One catcher is used for content from In Demand LLC; the others catch content from California Video Corp., the Warner Bros. subsidiary that distributes the four premium networks' SVOD content, as well as the system's free on-demand content.
Server, transport and even catcher capacity "can be layered on fairly easily as needed," Feige said.
Added Leon: "We could build on more n4 cubes."
Likewise, adding ASI transport is fairly uncomplicated, he said. The current lineup of N2 catchers is also sufficient to capture more content, since its delivery can be scheduled during current off-hours.
"We don't think we've overbuilt capacity," Feige said. "The big dollars have already been spent. The incremental cost is relatively low."
The content
Pay-per-view programmer In Demand LLC supplies theatrical films, library movies and adult content. Hit films, priced at $3.95 apiece, include offerings from Warner Bros., Walt Disney Pictures, Metro-Goldwyn-Mayer Inc., New Line Cinema, Sony Pictures Entertainment, Universal Pictures and Twentieth Century-Fox Film Corp. Only Paramount Pictures Corp. is missing.
Time Warner carries about 50 hours each of library and adult content. Library titles are priced at $1.95 and adult at $8.95.
SVOD services from HBO, Cinemax, Showtime and The Movie Channel are also available for a $6.95 a month "gateway" price. A dual HBO/Showtime subscriber, for instance, could receive the on-demand content from both services for the same $6.95 fee, Feige said.
"We signed up 3,000 the first month and haven't promoted it yet," Feige said of the SVOD service.
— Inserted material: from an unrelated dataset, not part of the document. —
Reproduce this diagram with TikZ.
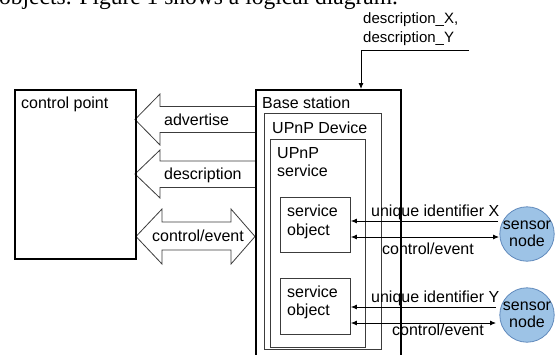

What's more, 90 percent of those users were self-provisioned.
"The 90 percent kind of blew me away," Feige said. "These are the early-adopter kind of folks."
One reason for the success, Feige said: "The user interface is easy and clear."
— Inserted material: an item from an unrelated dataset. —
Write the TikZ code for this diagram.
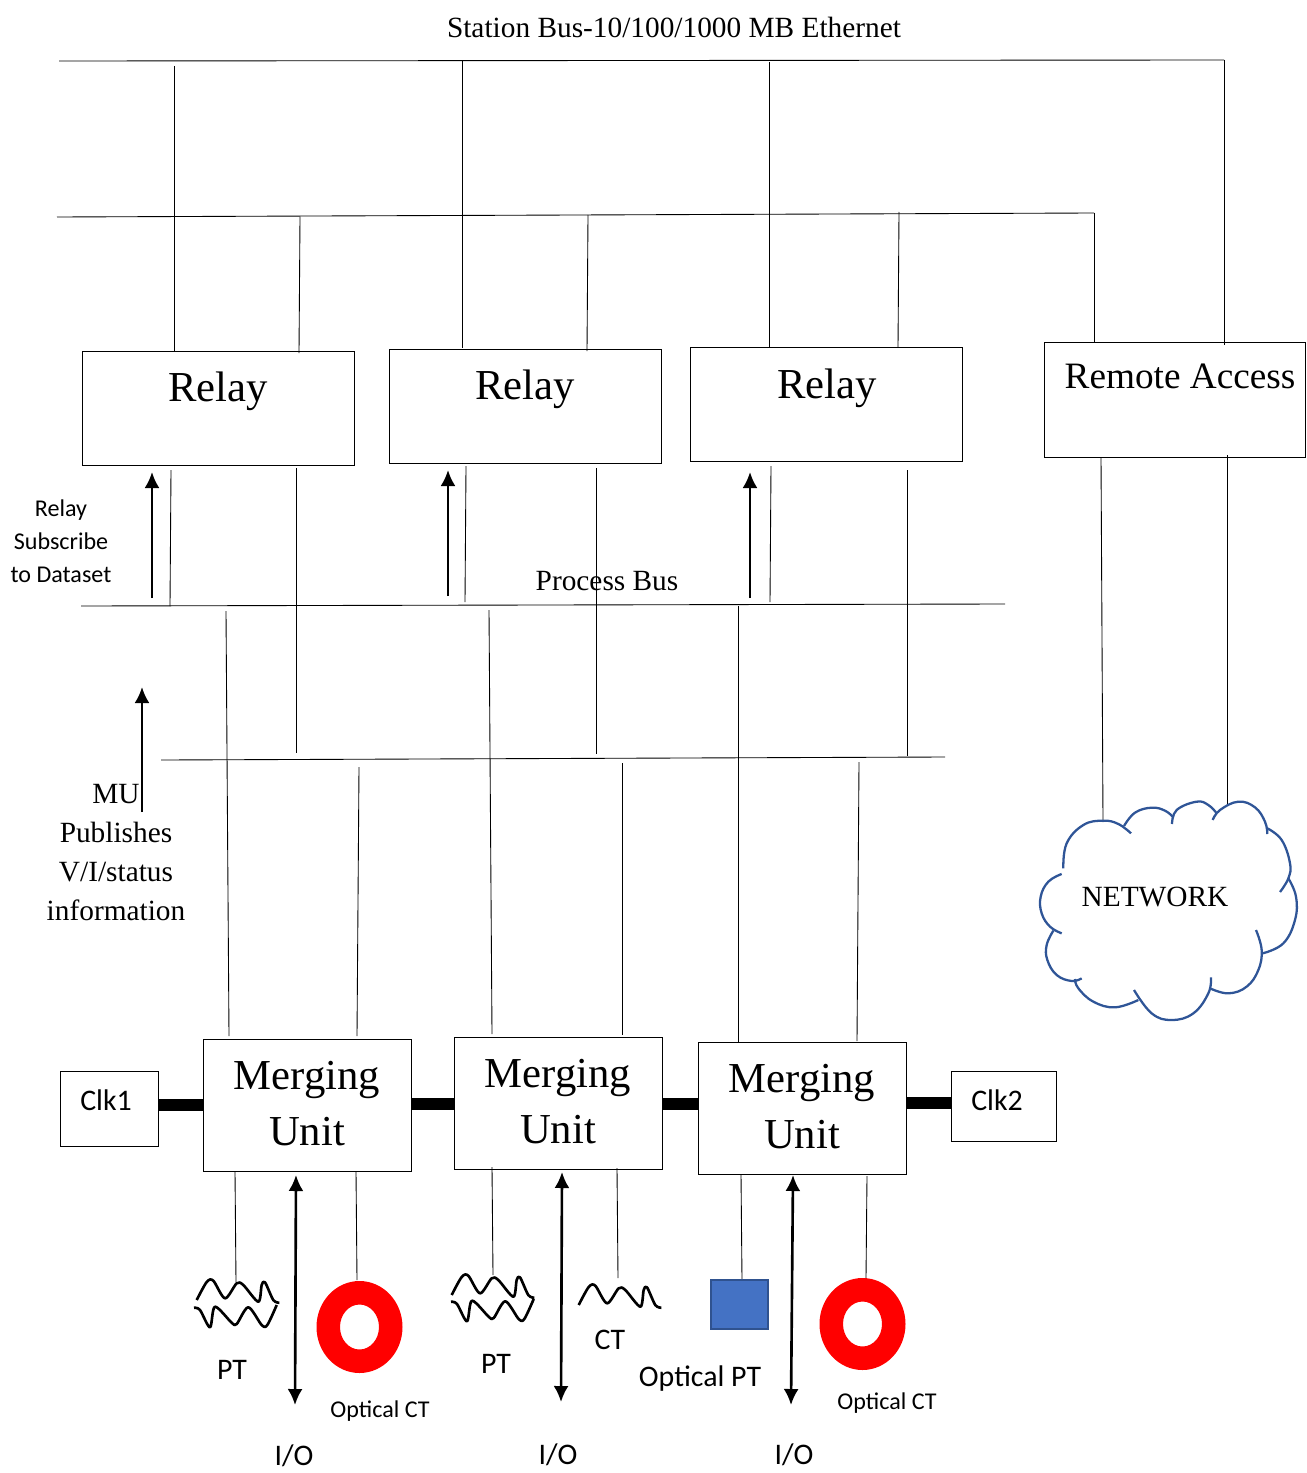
\documentclass[tikz,border=0pt]{standalone}
\usepackage{fontspec}
\setmainfont{Liberation Serif}
\newfontfamily\calibrifont{Carlito}
\usepackage{tikz}
\usetikzlibrary{arrows.meta}
\tikzstyle{box}=[draw=black, line width=0.5pt, rectangle, inner sep=0pt]
\tikzstyle{relaybox}=[box, minimum width=5.44cm, minimum height=2.28cm]
\tikzstyle{mubox}=[box, minimum width=4.16cm, minimum height=2.64cm, align=center, text depth=0.08cm, font=\fontsize{24.3}{32}\selectfont]
\tikzstyle{wire}=[draw=black, line width=0.5pt]
\tikzstyle{link}=[draw=black, line width=6.8pt]
\tikzstyle{arrow}=[draw=black, line width=1.5pt, >={Latex[length=3.2mm, width=3mm]}]
\tikzstyle{serif}=[inner sep=0pt, font=\fontsize{16.7}{22.2}\selectfont]
\tikzstyle{bigserif}=[inner sep=0pt, font=\fontsize{24.3}{30}\selectfont]
\tikzstyle{calibri}=[inner sep=0pt, font=\calibrifont\fontsize{17}{20}\selectfont]
\tikzstyle{calibrismall}=[inner sep=0pt, align=center, font=\calibrifont\fontsize{13.7}{18.7}\selectfont]
\tikzstyle{cloudline}=[draw=cloudblue, line width=1.3pt]
\tikzstyle{coilline}=[draw=black, line width=1.5pt, line join=round]
\definecolor{cloudblue}{HTML}{2F5597}
\definecolor{squareblue}{HTML}{4472C4}
\definecolor{squareedge}{HTML}{2F528F}
\tikzset{
  coiltop/.pic={\draw[coilline] plot[smooth, tension=0.5] coordinates {(16.7,50) (26.7,32) (33.3,30.7) (45,48.3) (56.7,33.3) (63.3,35) (78.3,51.7) (81.7,35) (85,32.3) (93.3,50) (99.3,52.7)};},
  coilbottom/.pic={\draw[coilline] plot[smooth, tension=0.5] coordinates {(14,57.7) (20,60) (30,77.3) (35,56.7) (51.7,72.7) (56.7,74) (68.3,57.3) (81.7,75) (87.3,75) (96.7,55)};}
}
\begin{document}
\begin{tikzpicture}[x=0.02cm, y=-0.02cm]
	\useasboundingbox (0,0) rectangle (1307,1473);
	% boxes
	\begin{scope}
		\node (relay1) at (218,408)[relaybox] {};
		\node (relay2) at (525,406)[relaybox] {};
		\node (relay3) at (826.5,404)[relaybox] {};
		\node (remote) at (1175,399.5)[box, minimum width=5.22cm, minimum height=2.3cm] {};
		\node (mu1) at (307,1105)[mubox] {Merging\\Unit};
		\node (mu2) at (558,1103)[mubox] {Merging\\Unit};
		\node (mu3) at (802,1108)[mubox] {Merging\\Unit};
		\node (clk1) at (109.5,1108.5)[box, minimum width=1.96cm, minimum height=1.5cm] {};
		\node (clk2) at (1004,1106)[box, minimum width=2.1cm, minimum height=1.4cm] {};
	\end{scope}
	% wires
	\foreach \name/\xa/\ya/\xb/\yb in {
		station/59/61/1224/60, stationr/1224/60/1224/345,
		s1/174/66/174/352, s2/462/61/462/348, s3/769/62/769/347,
		second/57/217/1094/213, secondr/1094/213/1094/342,
		t1/300/217/299/353, t2/588/215/587/351, t3/899/212/898/347,
		p1/171/470/170/606, p2/466/466/465/602, p3/771/466/770/602,
		q1/296/468/296/753, q2/596/468/596/754, q3/907/470/907/756,
		process/81/606/1005/604, lower/161/760/945/757,
		m1/226/611/229/1036, m2/489/610/492/1034, m3/738/606/738/1042,
		n1/359/767/357/1036, n2/622/763/622/1035, n3/859/762/857/1041,
		r1/1101/458/1103/822, r2/1227/455/1227/805,
		u1/235/1171/236/1282, u2/356/1171/357/1280, u3/492/1167/493/1275,
		u4/617/1168/618/1278, u5/741/1174/742/1280, u6/867/1176/866/1278}
	{
		\coordinate (\name a) at (\xa,\ya);
		\coordinate (\name b) at (\xb,\yb);
		\path[wire] (\name a) -- (\name b);
	}
	% thick links
	\foreach \name/\xa/\xb/\y in {la/159/203/1105, lb/411/454/1104, lc/662/698/1104, ld/906/952/1103}
	{
		\coordinate (\name a) at (\xa,\y);
		\coordinate (\name b) at (\xb,\y);
		\path[link] (\name a) -- (\name b);
	}
	% arrows
	\foreach \name/\xa/\ya/\xb/\yb in {up1/152/598/152/472, up2/448/596/448/470, up3/750/598/750/472, up4/142/812/142/687}
	{
		\coordinate (\name a) at (\xa,\ya);
		\coordinate (\name b) at (\xb,\yb);
		\path[arrow, ->] (\name a) -- (\name b);
	}
	\foreach \name/\xa/\ya/\xb/\yb in {io1/296/1175/295/1405, io2/562/1172/561/1402, io3/793/1175/791/1405}
	{
		\coordinate (\name a) at (\xa,\ya);
		\coordinate (\name b) at (\xb,\yb);
		\path[arrow, <->] (\name a) -- (\name b);
	}
	% sensors
	\fill[red, even odd rule] (359.5,1327) ellipse (43 and 46) (359.5,1327) ellipse (19.5 and 22.5);
	\fill[red, even odd rule] (862.5,1324) ellipse (43 and 46) (862.5,1324) ellipse (19.5 and 22.5);
	\node (square) at (739.5,1304.5)[draw=squareedge, fill=squareblue, line width=1pt, minimum width=1.14cm, minimum height=0.98cm, inner sep=0pt] {};
	\pic at (180,1250) {coiltop};
	\pic at (180,1250) {coilbottom};
	\pic at (435,1245) {coiltop};
	\pic at (437,1244) {coilbottom};
	\pic at (562,1255) {coiltop};
	% cloud
	\begin{scope}[shift={(1020,780)}, x=0.00667cm, y=-0.00667cm]
		\foreach \arc in {
			{(130,265) (140,190) (190,135) (250,122) (295,132) (333,160)},
			{(312,138) (345,98) (395,83) (435,92) (460,112)},
			{(456,132) (470,90) (530,65) (565,75) (590,100)},
			{(578,120) (600,90) (655,65) (705,82) (735,125) (742,162)},
			{(742,145) (785,180) (810,250) (805,295) (780,336)},
			{(805,295) (828,350) (825,420) (790,490) (728,520)},
			{(708,450) (725,510) (715,570) (680,620) (625,640) (570,625)},
			{(573,592) (565,640) (520,700) (455,720) (395,700) (342,630)},
			{(355,660) (285,682) (220,665) (175,625) (165,597)},
			{(185,595) (155,603) (110,585) (82,540) (80,495) (100,452)},
			{(125,460) (90,440) (65,400) (62,350) (85,305) (125,282)}}
		{
			\path[cloudline] plot[smooth, tension=0.7] coordinates {\arc};
		}
	\end{scope}
	% labels
	\node (stationtxt) at (674,27)[serif] {Station Bus-10/100/1000 MB Ethernet};
	\node (relay1txt) at (218,391)[bigserif] {Relay};
	\node (relay2txt) at (525,389)[bigserif] {Relay};
	\node (relay3txt) at (827,388)[bigserif] {Relay};
	\node (remotetxt) at (1180,376)[serif, font=\fontsize{21.2}{25}\selectfont] {Remote Access};
	\node (processtxt) at (607,581)[serif] {Process Bus};
	\node (networktxt) at (1155,897)[serif] {NETWORK};
	\node (mutxt) at (116,853)[serif, align=center] {MU\\Publishes\\V/I/status\\information};
	\node (subscribetxt) at (61,541)[calibrismall] {Relay\\Subscribe\\to Dataset};
	\node (clk1txt) at (106,1100)[calibri] {Clk1};
	\node (clk2txt) at (997,1100)[calibri] {Clk2};
	\node (pt1txt) at (232,1370)[calibri] {PT};
	\node (pt2txt) at (496,1364)[calibri] {PT};
	\node (cttxt) at (610,1340)[calibri] {CT};
	\node (optpttxt) at (700,1379)[calibri] {Optical PT};
	\node (optct1txt) at (380,1411)[calibrismall] {Optical CT};
	\node (optct2txt) at (887,1403)[calibrismall] {Optical CT};
	\node (io1txt) at (294,1456)[calibri] {I/O};
	\node (io2txt) at (558,1455)[calibri] {I/O};
	\node (io3txt) at (794,1455)[calibri] {I/O};
\end{tikzpicture}
\end{document}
The free on-demand content includes programming from Scripps Networks channels Do It Yourself, Home & Garden Television and Food Network; BBC America; AOL Time Warner Inc.'s Cartoon Network and Cable News Network; Comedy Central; Golf Channel; music videos from Warner Music Group and local public-affairs programming.
Feige said his experience with the FSN backs up the notion that free on-demand content is necessary in helping consumers use VOD to its fullest, because such fare allows consumers to test the service.
"They want to see the value first," he said.
FOD can also help digital retention rates, in Feige's view. "It's smarter to offer it from this perspective," he said.
And what if consumers clamor for Starz, MTV: Music Television, Discovery Channel or ESPN on-demand, since other premium and basic network content appears on the platform? That's a problem Feige would like to have.
"If we start getting those kinds of requests, that would show the tremendous acceptance and acceleration for VOD. Our job is to provide the best service for the customer."
All the VOD content begins on channel 1,000, said system vice president of marketing John Trierweiler. Subscribers are just two clicks away from ordering hit movies when they are on the VOD barker channel, he said.
Hit 'channels'
On-demand movies are subdivided by genre, but popular films — like the Warner Bros. Harry Potter
series — may be assigned their own "channel." In Demand decides which movies are popular enough to command their own channel while in the VOD window, said Trierweiler.
The premium SVOD services then follow sequentially in the channel lineup. And each free on-demand service — whether it's from DIY or BBC America — also gets its own "channel."
"VOD can be extremely technical," Trierweiler said, so TWC "wanted to make it very simple" in its early marketing message.
"We tried to create awareness by trying to describe in a simple fashion as possible," he said, using radio, billboards, cross-channel [spots] and direct mail to explain the ordering and VCR functions.
What's ahead is more content from traditional providers, plus potential local and DVD-type content, Feige said. He could have added another coming attraction: realizing the business upside that VOD presented all those years ago in Orlando.